Confirmando-se que nada fica ao acaso, a moderação de cada uma das mesas fez jus à sinfonia de estilos e artes. Moderações diferentes consoante os estilos e as áreas de proveniência de figuras como Rui Zink, Maria Flor Pedroso, João Gobern ou Marta Bernardes, garantes de discussões bem articuladas, doses de humor generosas e uma saudável picardia entre pontos de vista.
Miguel Sousa Tavares, como o próprio admitiu, talvez o mais (in)suspeito de entre os que reflectiam Sophia, deixou apelos e sacudiu mentes mais folgadas para a imprescindibilidade da incorporação dos clássicos nas leituras contemporâneas, condição para que se julgue possível passar ao passo seguinte da escrita. Na mesma linha, num diálogo que Hélia Correia qualificou como amoroso, Goretti Pina, Miguel Sousa Tavares, Joel Neto Manuel Rui, Mempo Giardinelli e Sandro William Junqueira impeliram à comunicação, à sedução e à descoberta da leitura e da escrita, sob o mote do verso do poema “Apesar das Ruínas”, E nunca as minhas mãos ficaram vazias.
Nas Correntes foram muitos os estilos das participações, umas deliciosamente tímidas e preocupadas com o público, outras já verdadeiras acrobatas na oralidade e no improviso.
Será a palavra sagrada, como disse Sophia no seu poema “Com fúria e raiva”? Na Mesa que teve o ensejo de o reflectir não existiram consensos, antes enleio entre os que se afirmaram preocupados em dessacralizá-la, democratizando-a, e os que se insurgiram contra algum despudor e uso demagogo da retórica. Pendente ficou a questão – e a sua resposta: estará a mentira nas palavras ou nas acções?
Tranquilizem-se os mais irrequietos, porque houve também espaço para vozes menos harmónicas, de alerta para os riscos do elitismo e da anomia. Em torno do verso Esta é a madrugada que eu esperava, extraído do poema “Este é o tempo”, agregaram-se Daniel Jonas, Rodrigo Guedes de Carvalho, Mário Cláudio, Milton Hatoum e Onésimo Teotónio Almeida, com as já habituais demonstrações de opinião sustentada em lucidez e humor.
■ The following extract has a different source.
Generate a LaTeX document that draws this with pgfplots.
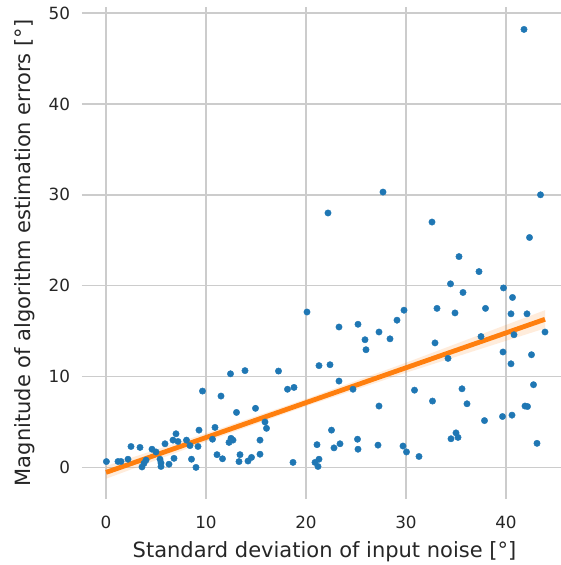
\documentclass[border=0pt]{standalone}
\usepackage{pgfplots}
\pgfplotsset{compat=1.18}
\usepackage{fontspec}
\setmainfont{DejaVu Sans}
\definecolor{sbblue}{HTML}{1F77B4}
\definecolor{sborange}{HTML}{FF7F0E}
\definecolor{gridgray}{HTML}{CCCCCC}
\definecolor{textgray}{HTML}{262626}
\begin{document}
\begin{tikzpicture}
\begin{axis}[
  scale only axis, width=485pt, height=492.5pt,
  xmin=-2.4, xmax=46.1, ymin=-3.5, ymax=50.7,
  axis line style={draw=none},
  major tick length=0pt,
  xtick={0,10,20,30,40}, ytick={0,10,20,30,40,50},
  grid=major, grid style={gridgray, line width=1.5pt},
  /pgf/number format/assume math mode=true,
  tick label style={font=\fontsize{16.8}{20}\selectfont, text=textgray},
  xticklabel style={yshift=-13pt},
  yticklabel style={xshift=-8.5pt},
  label style={font=\fontsize{21}{25}\selectfont, text=textgray},
  xlabel={Standard deviation of input noise [°]},
  ylabel={Magnitude of algorithm estimation errors [°]},
  xlabel style={at={(axis description cs:0.5,0)}, anchor=base, yshift=-58pt},
  ylabel style={at={(axis description cs:-0.1175,0.5)}, anchor=center},
]
% scatter of all runs
\addplot[only marks, mark=*, mark size=3.2pt, color=sbblue] coordinates {
(0.04,0.64)(1.2,0.65)(1.5,0.65)(2.2,0.9)(2.5,2.3)(3.4,2.2)(3.6,0.05)(3.8,0.45)
(4.0,0.8)(4.6,2.0)(5.0,1.7)(5.5,0.1)(5.5,0.5)(5.4,0.9)(5.9,2.6)(6.3,0.35)
(6.8,1.0)(6.7,3.0)(7.0,3.7)(7.2,2.85)(8.05,3.0)(8.55,0.9)(8.4,2.4)(9.2,2.3)
(9.0,0.0)(9.3,4.1)(9.65,8.4)
(10.65,3.1)(10.9,4.4)(11.1,1.4)(11.65,0.95)(11.5,7.85)(12.45,10.3)(13.05,6.05)
(12.3,2.75)(12.5,3.2)(12.7,3.0)(13.4,1.4)(13.3,0.64)(13.9,10.65)(14.2,0.7)
(14.55,1.1)(14.95,6.5)(15.9,5.0)(16.05,4.3)(15.4,3.0)(15.4,1.45)(17.25,10.6)
(18.15,8.6)(18.8,8.8)(18.7,0.55)
(20.1,17.1)(20.9,0.55)(21.3,0.9)(21.2,0.1)(21.1,2.5)(21.3,11.2)(22.2,28.0)
(22.4,11.3)(22.55,4.1)(22.8,2.15)(23.4,2.6)(23.3,15.45)(23.3,9.5)(24.7,8.6)
(25.2,15.75)(25.9,14.05)(26.0,12.95)(25.15,3.1)(25.2,2.0)(27.2,2.45)(27.3,6.75)
(27.3,14.9)(27.7,30.3)(28.4,14.15)(29.1,16.2)(29.8,17.3)(29.7,2.35)
(30.05,1.7)(30.85,8.5)(31.3,1.2)(32.6,27.0)(32.65,7.3)(32.9,13.7)(33.1,17.5)
(34.2,12.0)(34.45,20.2)(34.9,17.0)(35.0,3.8)(34.5,3.15)(35.2,3.3)(35.3,23.2)
(35.6,8.65)(35.7,19.25)(36.1,7.0)(37.3,21.55)(37.5,14.4)(37.85,5.15)(37.95,17.5)
(39.65,5.6)(39.7,12.7)(39.75,19.75)(40.5,16.9)(40.5,11.4)(40.6,5.75)(40.65,18.7)
(40.8,14.6)(41.8,48.2)(41.9,6.75)(42.15,6.7)(42.1,16.9)(42.35,25.3)(42.55,12.4)
(42.75,9.1)(43.1,2.65)(43.45,30.0)(43.9,14.9)
};
% confidence band of the fit
\addplot[draw=none, fill=sborange, fill opacity=0.15] coordinates {
(0,0.15)(10,3.74)(20,7.53)(30,11.52)(43.9,17.3)
(43.9,15.3)(30,10.42)(20,6.73)(10,2.84)(0,-1.25)
} -- cycle;
% linear fit
\addplot[sborange, line width=4.8pt] coordinates {(0,-0.55)(43.9,16.3)};
\coordinate (sw) at (rel axis cs:0,0);
\end{axis}
\pgfresetboundingbox
\path[use as bounding box] ([xshift=-82pt,yshift=-65.8pt]sw) rectangle ++(561pt,565pt);
\end{tikzpicture}
\end{document}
Intervalando as Mesas, meia centena de livros foram lançados nas Correntes d’Escritas, em vinte e uma sessões, que revelaram novidades editoriais e confirmaram a chegada de sucessos editoriais já conhecidos noutras paragens. Exemplo disso, o espanhol Manuel Vilas, com o livro Em tudo havia beleza (Ordesa), em 2018 livro do ano em Espanha, e o brasileiro Milton Hatoum, com A noite da Espera, emocionaram com os seus relatos eminentemente autobiográficos, de perda e superação – autores que o Deus Me Livro entrevistou e cujas entrevistas chegarão aqui em breve.
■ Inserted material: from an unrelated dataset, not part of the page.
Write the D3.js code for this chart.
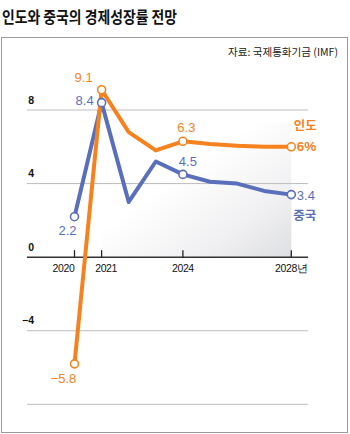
<!DOCTYPE html>
<html>
<head>
<meta charset="utf-8">
<script src="https://cdn.jsdelivr.net/npm/d3@7"></script>
<style>
  body { margin: 0; background: #fff; }
  svg { display: block; }
  text { font-family: "Liberation Sans", Arial, sans-serif; }
  .kr { font-family: "Noto Sans CJK KR", "Noto Sans", sans-serif; }
</style>
</head>
<body>
<svg id="chart" width="350" height="434"></svg>
<script>
// Données (FMI) : croissance du PIB, en %
const years = [2020, 2021, 2022, 2023, 2024, 2025, 2026, 2027, 2028];
const india = [-5.8, 9.1, 6.8, 5.8, 6.3, 6.15, 6.05, 6.0, 6.0];
const china = [2.2, 8.4, 3.0, 5.2, 4.5, 4.1, 4.0, 3.6, 3.4];
const yTicks = [8, 4, 0, -4, -8];
const yTickLabels = ["8", "4", "0", "\u22124", ""];
const xTicks = [2020, 2021, 2024, 2028];
const xTickLabels = ["2020", "2021", "2024", "2028년"];
const markedYears = [2020, 2021, 2024, 2028];

const orange = "#f5821f";
const blue = "#5a6fbc";

const svg = d3.select("#chart");

// Cadre
svg.append("rect")
    .attr("x", 1.5).attr("y", 37.5)
    .attr("width", 346).attr("height", 395)
    .attr("fill", "none")
    .attr("stroke", "#9a9a9a")
    .attr("stroke-width", 1);

// Titre
svg.append("text")
    .attr("class", "kr")
    .attr("x", 2).attr("y", 22.5)
    .attr("font-size", 16)
    .attr("font-weight", 700)
    .attr("fill", "#111")
    .attr("textLength", 175)
    .attr("lengthAdjust", "spacingAndGlyphs")
    .text("인도와 중국의 경제성장률 전망");

// Source
svg.append("text")
    .attr("class", "kr")
    .attr("x", 338).attr("y", 56)
    .attr("text-anchor", "end")
    .attr("font-size", 10.5)
    .attr("fill", "#222")
    .attr("textLength", 110)
    .attr("lengthAdjust", "spacingAndGlyphs")
    .text("자료: 국제통화기금 (IMF)");

// Echelles
const x = d3.scaleLinear().domain([2020, 2028]).range([74.5, 291.3]);
const y = d3.scaleLinear().domain([-8, 8]).range([404.3, 110]);
const left = 27, right = 308;

// Fond dégradé (léger, plus sombre en bas à droite)
const defs = svg.append("defs");
const grad = defs.append("linearGradient")
    .attr("id", "shade")
    .attr("x1", "0%").attr("y1", "0%")
    .attr("x2", "100%").attr("y2", "100%");
grad.append("stop").attr("offset", "0%").attr("stop-color", "#ffffff");
grad.append("stop").attr("offset", "40%").attr("stop-color", "#ffffff");
grad.append("stop").attr("offset", "75%").attr("stop-color", "#f0f0f2");
grad.append("stop").attr("offset", "100%").attr("stop-color", "#dedfe2");

svg.append("rect")
    .attr("x", x(2021)).attr("y", y(7.3))
    .attr("width", x(2028) - x(2021))
    .attr("height", y(0) - y(7.3))
    .attr("fill", "url(#shade)");

// Grille horizontale
svg.selectAll(".grid")
    .data(yTicks.filter(d => d !== 0))
    .enter()
    .append("line")
    .attr("x1", left).attr("x2", right)
    .attr("y1", d => y(d)).attr("y2", d => y(d))
    .attr("stroke", "#bdbdbd")
    .attr("stroke-width", 1);

// Libellés de l'axe Y
svg.selectAll(".ylab")
    .data(yTicks)
    .enter()
    .append("text")
    .attr("x", 34)
    .attr("y", d => y(d) - 6.5)
    .attr("text-anchor", "end")
    .attr("font-size", 10.5)
    .attr("font-weight", 700)
    .attr("fill", "#111")
    .text((d, i) => yTickLabels[i]);

// Axe zéro + graduations
svg.append("line")
    .attr("x1", left).attr("x2", right)
    .attr("y1", y(0)).attr("y2", y(0))
    .attr("stroke", "#333")
    .attr("stroke-width", 1.5);

svg.selectAll(".xtick")
    .data(xTicks)
    .enter()
    .append("line")
    .attr("x1", d => x(d)).attr("x2", d => x(d))
    .attr("y1", y(0)).attr("y2", y(0) - 7)
    .attr("stroke", "#222")
    .attr("stroke-width", 1.3);

const xLabelShift = [-11, 4.5, 0, 0];
svg.selectAll(".xlab")
    .data(xTicks)
    .enter()
    .append("text")
    .attr("x", (d, i) => x(d) + xLabelShift[i])
    .attr("y", y(0) + 15)
    .attr("text-anchor", "middle")
    .attr("font-size", 10.5)
    .attr("fill", "#111")
    .attr("letter-spacing", -0.4)
    .text((d, i) => xTickLabels[i]);

// Lignes
const line = d3.line()
    .x((d, i) => x(years[i]))
    .y(d => y(d));

[[china, blue], [india, orange]].forEach(([values, color]) => {
    svg.append("path")
        .datum(values)
        .attr("d", line)
        .attr("fill", "none")
        .attr("stroke", color)
        .attr("stroke-width", 4)
        .attr("stroke-linejoin", "round")
        .attr("stroke-linecap", "round");
});

// Points marqués
[[china, blue], [india, orange]].forEach(([values, color]) => {
    svg.selectAll(null)
        .data(markedYears)
        .enter()
        .append("circle")
        .attr("cx", d => x(d))
        .attr("cy", d => y(values[years.indexOf(d)]))
        .attr("r", 4)
        .attr("fill", "#fff")
        .attr("stroke", color)
        .attr("stroke-width", 1.6);
});

// Etiquettes de valeurs
const fmt = v => (v < 0 ? "\u2212" : "") + Math.abs(v).toFixed(1);
const valueLabels = [
    { s: india, yr: 2020, dx: -11, dy: 19.5, anchor: "middle", txt: fmt(india[0]) },
    { s: india, yr: 2021, dx: -18, dy: -7.5, anchor: "middle", txt: fmt(india[1]) },
    { s: china, yr: 2021, dx: -17, dy: 2, anchor: "middle", txt: fmt(china[1]) },
    { s: china, yr: 2020, dx: -7, dy: 18.5, anchor: "middle", txt: fmt(china[0]) },
    { s: india, yr: 2024, dx: 3.5, dy: -9.5, anchor: "middle", txt: fmt(india[4]) },
    { s: china, yr: 2024, dx: 5, dy: -8.5, anchor: "middle", txt: fmt(china[4]) },
    { s: china, yr: 2028, dx: 5.5, dy: 5, anchor: "start", txt: fmt(china[8]) }
];
svg.selectAll(".vlab")
    .data(valueLabels)
    .enter()
    .append("text")
    .attr("x", d => x(d.yr) + d.dx)
    .attr("y", d => y(d.s[years.indexOf(d.yr)]) + d.dy)
    .attr("text-anchor", d => d.anchor)
    .attr("font-size", 13)
    .attr("fill", d => d.s === india ? orange : blue)
    .text(d => d.txt);

// 6% (gras)
svg.append("text")
    .attr("x", x(2028) + 5.5)
    .attr("y", y(india[8]) + 4.5)
    .attr("font-size", 13.5)
    .attr("font-weight", 700)
    .attr("fill", orange)
    .text(Math.round(india[8]) + "%");

// Noms des pays
svg.append("text")
    .attr("class", "kr")
    .attr("x", x(2028) + 2.5)
    .attr("y", y(india[8]) - 17)
    .attr("font-size", 12.5)
    .attr("font-weight", 700)
    .attr("fill", orange)
    .text("인도");

svg.append("text")
    .attr("class", "kr")
    .attr("x", x(2028) + 2)
    .attr("y", y(china[8]) + 25.5)
    .attr("font-size", 12.5)
    .attr("font-weight", 700)
    .attr("fill", blue)
    .text("중국");
</script>
</body>
</html>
Permaneceu fiel a feira do livro e a adesão de setenta espaços comerciais da cidade à venda de livros, entre roupas, sapatos, chocolates, joias, malas, garrafas, óculos, cafés e mercearias, à espera do leitor mais voraz ou incauto.
Por último, a referência ao prémio literário Casino da Póvoa, que este ano foi para Luís Quintais e o livro A noite imóvel (Assírio & Alvim, 2017), divulgado na abertura desta 20.ª edição das Correntes, numa sessão que teve a presença de Marcelo Rebelo de Sousa, da ministra da Cultura, Graça Fonseca, e do Presidente da República de Cabo Verde, Jorge Carlos Fonseca, que preside actualmente à Comunidade dos Países de Língua Portuguesa (CPLP).
Seguiu-se o reconhecimento de talentos mais jovens com a entrega, na sessão de encerramento, de diversos prémios infantis e juvenis, numa estratégia concertada de promoção e reconhecimento do gosto e treino pela leitura e pela escrita, a que a comunidade escolar e civil tem aderido.
No cômputo, conversas sobre escritos, livros e ideias, em Mesas multiformes, ditadas pela diversidade dos intervenientes, gente inquieta, de pensamento e verbo fácil e variado.
Chegadas às 20 edições, as Correntes d’Escritas continuam a ser aquele momento que deixa satisfeitos leitores, autores e a comunidade em geral, imune às vozes que advogam uma continuidade reinventada e a recriação de momentos ainda mais dinâmicos, menos colados à cadeira e à mesa. Se for mudar para estragar, que se deixe assim, por favor.